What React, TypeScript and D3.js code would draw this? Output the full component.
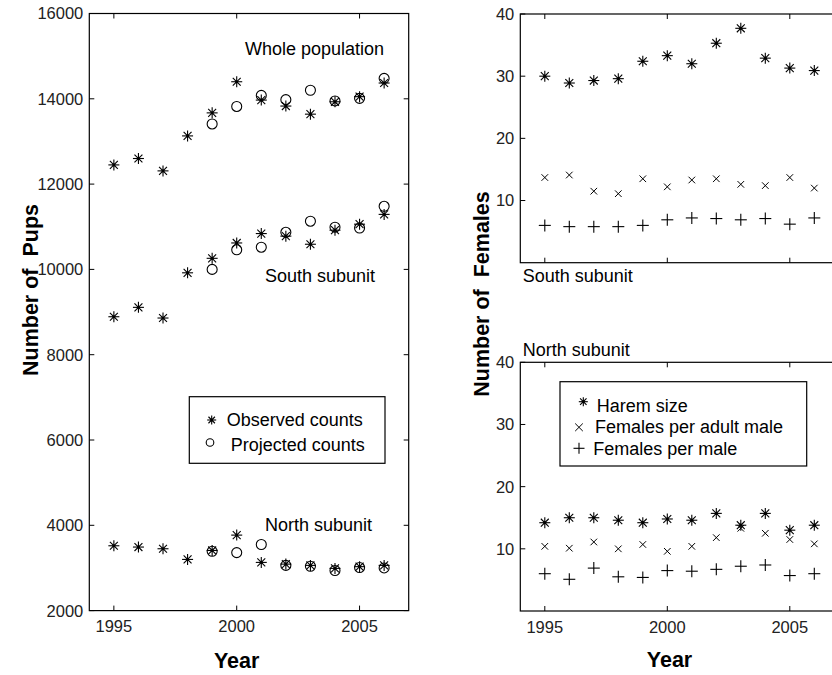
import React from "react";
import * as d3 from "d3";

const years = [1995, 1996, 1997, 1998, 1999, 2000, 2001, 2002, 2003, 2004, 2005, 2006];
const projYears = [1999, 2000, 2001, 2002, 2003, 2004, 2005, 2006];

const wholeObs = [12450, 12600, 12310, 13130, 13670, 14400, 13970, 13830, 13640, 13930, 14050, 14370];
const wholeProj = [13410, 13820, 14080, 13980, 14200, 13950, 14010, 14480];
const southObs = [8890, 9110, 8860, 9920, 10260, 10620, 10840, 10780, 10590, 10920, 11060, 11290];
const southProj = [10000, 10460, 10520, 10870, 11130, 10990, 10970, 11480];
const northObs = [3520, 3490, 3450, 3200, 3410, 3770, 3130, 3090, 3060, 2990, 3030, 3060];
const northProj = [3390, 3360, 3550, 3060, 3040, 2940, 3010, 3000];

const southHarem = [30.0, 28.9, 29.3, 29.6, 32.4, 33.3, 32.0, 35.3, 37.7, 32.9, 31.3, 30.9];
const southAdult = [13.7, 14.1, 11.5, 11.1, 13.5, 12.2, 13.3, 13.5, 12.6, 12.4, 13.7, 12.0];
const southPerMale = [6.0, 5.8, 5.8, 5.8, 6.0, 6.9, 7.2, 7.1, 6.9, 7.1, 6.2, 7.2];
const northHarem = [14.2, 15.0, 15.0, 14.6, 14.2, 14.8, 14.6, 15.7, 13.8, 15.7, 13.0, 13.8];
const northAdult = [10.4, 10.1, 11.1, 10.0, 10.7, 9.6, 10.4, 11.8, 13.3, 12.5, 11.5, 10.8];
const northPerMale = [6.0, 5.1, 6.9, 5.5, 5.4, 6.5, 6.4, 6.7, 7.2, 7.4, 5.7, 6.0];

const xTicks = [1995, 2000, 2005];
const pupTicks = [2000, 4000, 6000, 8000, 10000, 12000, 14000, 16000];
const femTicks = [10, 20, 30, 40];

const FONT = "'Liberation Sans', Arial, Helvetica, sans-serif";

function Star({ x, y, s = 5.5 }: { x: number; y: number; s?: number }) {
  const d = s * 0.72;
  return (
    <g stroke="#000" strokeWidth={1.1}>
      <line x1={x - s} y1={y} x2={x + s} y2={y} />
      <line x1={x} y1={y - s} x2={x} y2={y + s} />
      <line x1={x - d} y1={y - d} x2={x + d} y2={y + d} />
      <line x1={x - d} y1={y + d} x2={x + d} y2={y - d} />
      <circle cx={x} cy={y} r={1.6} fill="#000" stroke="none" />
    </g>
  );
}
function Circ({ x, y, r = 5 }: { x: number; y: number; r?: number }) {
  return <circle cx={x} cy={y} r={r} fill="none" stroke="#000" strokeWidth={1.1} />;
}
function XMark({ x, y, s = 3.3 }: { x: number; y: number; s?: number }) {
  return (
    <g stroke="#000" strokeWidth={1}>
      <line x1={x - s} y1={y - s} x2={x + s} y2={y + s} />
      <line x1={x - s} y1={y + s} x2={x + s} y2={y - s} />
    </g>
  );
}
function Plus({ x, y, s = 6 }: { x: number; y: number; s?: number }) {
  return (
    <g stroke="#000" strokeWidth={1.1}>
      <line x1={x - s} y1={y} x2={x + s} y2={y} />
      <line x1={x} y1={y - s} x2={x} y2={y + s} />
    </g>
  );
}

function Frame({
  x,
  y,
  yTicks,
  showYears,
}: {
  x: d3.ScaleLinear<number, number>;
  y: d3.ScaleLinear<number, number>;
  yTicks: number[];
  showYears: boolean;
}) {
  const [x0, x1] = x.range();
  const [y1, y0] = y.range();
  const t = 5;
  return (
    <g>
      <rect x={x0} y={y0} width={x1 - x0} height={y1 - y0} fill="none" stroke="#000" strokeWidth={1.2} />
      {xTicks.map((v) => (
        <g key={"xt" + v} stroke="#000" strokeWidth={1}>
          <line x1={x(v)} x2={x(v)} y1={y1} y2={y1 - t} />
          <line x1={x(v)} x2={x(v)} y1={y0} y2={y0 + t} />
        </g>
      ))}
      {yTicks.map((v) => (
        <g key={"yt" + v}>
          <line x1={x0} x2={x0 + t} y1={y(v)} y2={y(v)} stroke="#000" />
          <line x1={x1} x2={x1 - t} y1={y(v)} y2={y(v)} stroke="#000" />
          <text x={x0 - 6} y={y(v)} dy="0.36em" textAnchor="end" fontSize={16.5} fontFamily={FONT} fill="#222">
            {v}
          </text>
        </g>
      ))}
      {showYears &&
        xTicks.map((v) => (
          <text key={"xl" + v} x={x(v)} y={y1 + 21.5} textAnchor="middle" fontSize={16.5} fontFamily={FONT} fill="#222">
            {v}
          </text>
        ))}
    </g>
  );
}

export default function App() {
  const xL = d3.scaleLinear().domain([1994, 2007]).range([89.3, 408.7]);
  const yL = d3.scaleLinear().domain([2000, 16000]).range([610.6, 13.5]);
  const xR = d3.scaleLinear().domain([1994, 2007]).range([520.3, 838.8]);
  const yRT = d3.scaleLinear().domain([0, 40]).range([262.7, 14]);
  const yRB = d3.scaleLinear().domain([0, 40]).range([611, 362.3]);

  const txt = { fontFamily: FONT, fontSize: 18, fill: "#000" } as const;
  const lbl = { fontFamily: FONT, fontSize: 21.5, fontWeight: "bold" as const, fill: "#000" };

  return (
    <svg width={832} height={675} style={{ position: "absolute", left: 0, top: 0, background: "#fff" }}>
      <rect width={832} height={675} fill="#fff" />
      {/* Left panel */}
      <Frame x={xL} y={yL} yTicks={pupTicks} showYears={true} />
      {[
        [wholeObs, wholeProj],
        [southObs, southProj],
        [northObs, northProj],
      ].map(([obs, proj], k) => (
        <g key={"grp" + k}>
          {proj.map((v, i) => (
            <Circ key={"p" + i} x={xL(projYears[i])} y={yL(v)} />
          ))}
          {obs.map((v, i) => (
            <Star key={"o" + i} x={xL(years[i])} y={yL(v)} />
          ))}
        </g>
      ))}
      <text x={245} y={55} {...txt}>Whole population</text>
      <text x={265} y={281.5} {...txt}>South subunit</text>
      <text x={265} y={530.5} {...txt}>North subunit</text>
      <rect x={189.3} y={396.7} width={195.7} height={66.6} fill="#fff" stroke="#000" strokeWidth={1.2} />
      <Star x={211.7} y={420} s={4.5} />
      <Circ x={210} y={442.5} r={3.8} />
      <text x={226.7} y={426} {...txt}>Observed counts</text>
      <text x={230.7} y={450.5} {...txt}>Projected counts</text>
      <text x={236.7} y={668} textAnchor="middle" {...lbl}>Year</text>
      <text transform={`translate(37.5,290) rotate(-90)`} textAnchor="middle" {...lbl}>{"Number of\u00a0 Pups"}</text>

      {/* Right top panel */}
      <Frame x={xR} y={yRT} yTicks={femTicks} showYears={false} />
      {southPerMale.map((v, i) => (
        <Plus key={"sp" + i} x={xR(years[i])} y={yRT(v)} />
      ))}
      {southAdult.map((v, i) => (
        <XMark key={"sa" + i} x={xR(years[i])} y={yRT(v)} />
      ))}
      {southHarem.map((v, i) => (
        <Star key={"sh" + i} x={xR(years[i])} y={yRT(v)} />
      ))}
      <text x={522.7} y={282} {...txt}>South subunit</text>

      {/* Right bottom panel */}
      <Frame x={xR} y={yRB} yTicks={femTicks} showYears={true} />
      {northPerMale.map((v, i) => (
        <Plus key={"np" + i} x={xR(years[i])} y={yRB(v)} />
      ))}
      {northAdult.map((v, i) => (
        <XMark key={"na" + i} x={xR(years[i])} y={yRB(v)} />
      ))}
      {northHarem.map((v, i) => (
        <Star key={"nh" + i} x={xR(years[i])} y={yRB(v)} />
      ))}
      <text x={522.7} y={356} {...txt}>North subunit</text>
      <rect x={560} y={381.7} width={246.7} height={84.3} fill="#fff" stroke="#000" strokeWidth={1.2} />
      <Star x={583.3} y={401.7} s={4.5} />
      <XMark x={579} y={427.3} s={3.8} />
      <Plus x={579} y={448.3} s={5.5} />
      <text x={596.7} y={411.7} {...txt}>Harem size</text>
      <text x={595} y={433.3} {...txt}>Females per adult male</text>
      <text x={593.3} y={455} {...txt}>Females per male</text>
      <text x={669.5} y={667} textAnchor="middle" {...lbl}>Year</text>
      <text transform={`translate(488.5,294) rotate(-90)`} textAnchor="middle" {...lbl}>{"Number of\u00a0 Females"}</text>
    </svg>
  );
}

━━━━━━━━━━

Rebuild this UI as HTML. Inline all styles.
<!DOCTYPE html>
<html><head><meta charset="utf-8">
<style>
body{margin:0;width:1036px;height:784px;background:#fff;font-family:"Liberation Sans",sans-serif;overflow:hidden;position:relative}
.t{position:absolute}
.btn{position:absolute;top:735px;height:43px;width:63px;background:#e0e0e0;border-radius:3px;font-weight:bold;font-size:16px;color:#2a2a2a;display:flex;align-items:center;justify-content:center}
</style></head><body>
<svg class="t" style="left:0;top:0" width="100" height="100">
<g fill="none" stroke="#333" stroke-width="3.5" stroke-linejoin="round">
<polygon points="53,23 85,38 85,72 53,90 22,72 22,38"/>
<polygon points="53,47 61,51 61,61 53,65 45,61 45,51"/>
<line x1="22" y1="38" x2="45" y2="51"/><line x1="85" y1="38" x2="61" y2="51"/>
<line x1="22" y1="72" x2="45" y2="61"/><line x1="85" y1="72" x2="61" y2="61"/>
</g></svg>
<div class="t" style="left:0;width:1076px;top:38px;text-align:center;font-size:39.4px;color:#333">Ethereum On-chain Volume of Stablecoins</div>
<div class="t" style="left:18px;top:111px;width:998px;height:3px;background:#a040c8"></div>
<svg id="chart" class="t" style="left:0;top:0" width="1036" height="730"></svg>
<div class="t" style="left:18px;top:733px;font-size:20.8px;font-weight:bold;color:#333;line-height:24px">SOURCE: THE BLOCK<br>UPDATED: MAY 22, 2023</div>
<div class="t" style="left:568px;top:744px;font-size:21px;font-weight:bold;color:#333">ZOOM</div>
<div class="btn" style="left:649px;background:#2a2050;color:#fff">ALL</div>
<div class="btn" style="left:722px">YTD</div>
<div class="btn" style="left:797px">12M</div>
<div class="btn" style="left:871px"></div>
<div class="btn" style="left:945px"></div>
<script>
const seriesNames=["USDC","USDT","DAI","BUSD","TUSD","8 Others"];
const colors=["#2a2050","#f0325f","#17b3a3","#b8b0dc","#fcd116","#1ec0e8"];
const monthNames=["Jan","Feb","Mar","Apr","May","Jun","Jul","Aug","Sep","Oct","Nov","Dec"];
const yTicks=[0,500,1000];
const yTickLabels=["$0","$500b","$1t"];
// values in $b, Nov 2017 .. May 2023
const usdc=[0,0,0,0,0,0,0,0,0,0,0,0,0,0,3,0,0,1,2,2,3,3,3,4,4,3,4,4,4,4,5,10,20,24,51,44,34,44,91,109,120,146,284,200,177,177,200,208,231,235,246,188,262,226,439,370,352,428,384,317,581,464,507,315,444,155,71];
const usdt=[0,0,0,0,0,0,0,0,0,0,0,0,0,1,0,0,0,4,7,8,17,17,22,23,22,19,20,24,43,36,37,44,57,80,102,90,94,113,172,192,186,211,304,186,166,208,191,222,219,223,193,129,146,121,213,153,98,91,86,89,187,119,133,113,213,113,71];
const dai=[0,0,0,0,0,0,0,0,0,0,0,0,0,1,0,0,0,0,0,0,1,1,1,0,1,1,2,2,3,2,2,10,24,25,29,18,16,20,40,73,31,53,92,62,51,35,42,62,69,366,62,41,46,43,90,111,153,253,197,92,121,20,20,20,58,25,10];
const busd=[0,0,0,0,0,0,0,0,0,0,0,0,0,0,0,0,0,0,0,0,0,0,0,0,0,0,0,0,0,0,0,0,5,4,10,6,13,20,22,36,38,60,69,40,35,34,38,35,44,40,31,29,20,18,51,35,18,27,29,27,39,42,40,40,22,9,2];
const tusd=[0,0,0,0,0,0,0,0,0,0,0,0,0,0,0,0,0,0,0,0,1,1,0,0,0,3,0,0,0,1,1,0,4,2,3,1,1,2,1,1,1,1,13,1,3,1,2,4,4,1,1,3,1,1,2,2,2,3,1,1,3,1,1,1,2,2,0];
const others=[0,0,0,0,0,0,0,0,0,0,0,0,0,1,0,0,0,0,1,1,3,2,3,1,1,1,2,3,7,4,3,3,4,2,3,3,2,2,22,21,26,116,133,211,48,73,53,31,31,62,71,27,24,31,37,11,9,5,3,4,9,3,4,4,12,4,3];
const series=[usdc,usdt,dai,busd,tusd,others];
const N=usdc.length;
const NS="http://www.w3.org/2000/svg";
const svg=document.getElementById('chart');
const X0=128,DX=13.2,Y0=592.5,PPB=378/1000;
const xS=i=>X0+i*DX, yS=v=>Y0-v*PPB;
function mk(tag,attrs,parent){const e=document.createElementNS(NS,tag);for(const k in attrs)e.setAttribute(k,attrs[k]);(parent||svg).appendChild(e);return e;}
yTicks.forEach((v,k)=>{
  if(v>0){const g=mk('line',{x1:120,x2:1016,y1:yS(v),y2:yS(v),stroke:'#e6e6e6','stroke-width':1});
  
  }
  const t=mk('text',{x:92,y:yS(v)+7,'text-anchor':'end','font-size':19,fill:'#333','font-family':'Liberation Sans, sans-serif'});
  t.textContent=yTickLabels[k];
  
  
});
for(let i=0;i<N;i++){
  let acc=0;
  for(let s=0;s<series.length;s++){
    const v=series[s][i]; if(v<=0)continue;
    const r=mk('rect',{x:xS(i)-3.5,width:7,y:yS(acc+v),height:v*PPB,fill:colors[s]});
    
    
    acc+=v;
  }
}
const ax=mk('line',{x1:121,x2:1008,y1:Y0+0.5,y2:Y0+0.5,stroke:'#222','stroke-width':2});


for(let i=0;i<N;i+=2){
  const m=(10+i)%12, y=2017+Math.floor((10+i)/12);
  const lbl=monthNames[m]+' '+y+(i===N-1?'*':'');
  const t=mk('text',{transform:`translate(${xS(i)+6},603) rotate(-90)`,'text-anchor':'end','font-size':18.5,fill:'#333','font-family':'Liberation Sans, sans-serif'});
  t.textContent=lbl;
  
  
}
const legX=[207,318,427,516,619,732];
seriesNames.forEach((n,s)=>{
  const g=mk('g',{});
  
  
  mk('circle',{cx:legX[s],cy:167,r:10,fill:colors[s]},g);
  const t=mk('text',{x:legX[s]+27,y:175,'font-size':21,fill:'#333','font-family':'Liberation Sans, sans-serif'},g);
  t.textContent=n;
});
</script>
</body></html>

━━━━━━━━━━

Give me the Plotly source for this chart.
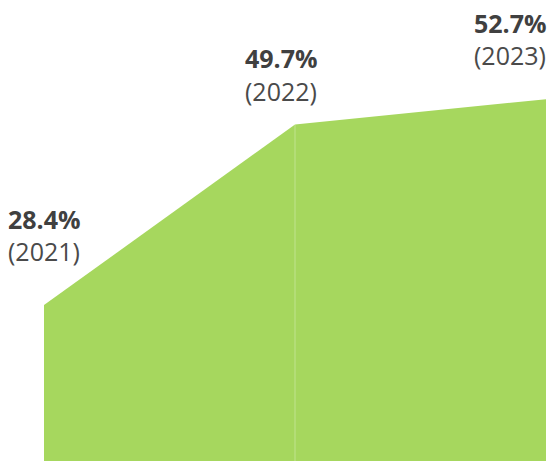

━━━━━━━━━━

Set problem:
Write out exactly the lines from the one that has "What React, TypeScript" down to the one that has "2940, 3010, 3000];", including both. Pictures stay out of the copy.

Solution:
What React, TypeScript and D3.js code would draw this? Output the full component.
import React from "react";
import * as d3 from "d3";

const years = [1995, 1996, 1997, 1998, 1999, 2000, 2001, 2002, 2003, 2004, 2005, 2006];
const projYears = [1999, 2000, 2001, 2002, 2003, 2004, 2005, 2006];

const wholeObs = [12450, 12600, 12310, 13130, 13670, 14400, 13970, 13830, 13640, 13930, 14050, 14370];
const wholeProj = [13410, 13820, 14080, 13980, 14200, 13950, 14010, 14480];
const southObs = [8890, 9110, 8860, 9920, 10260, 10620, 10840, 10780, 10590, 10920, 11060, 11290];
const southProj = [10000, 10460, 10520, 10870, 11130, 10990, 10970, 11480];
const northObs = [3520, 3490, 3450, 3200, 3410, 3770, 3130, 3090, 3060, 2990, 3030, 3060];
const northProj = [3390, 3360, 3550, 3060, 3040, 2940, 3010, 3000];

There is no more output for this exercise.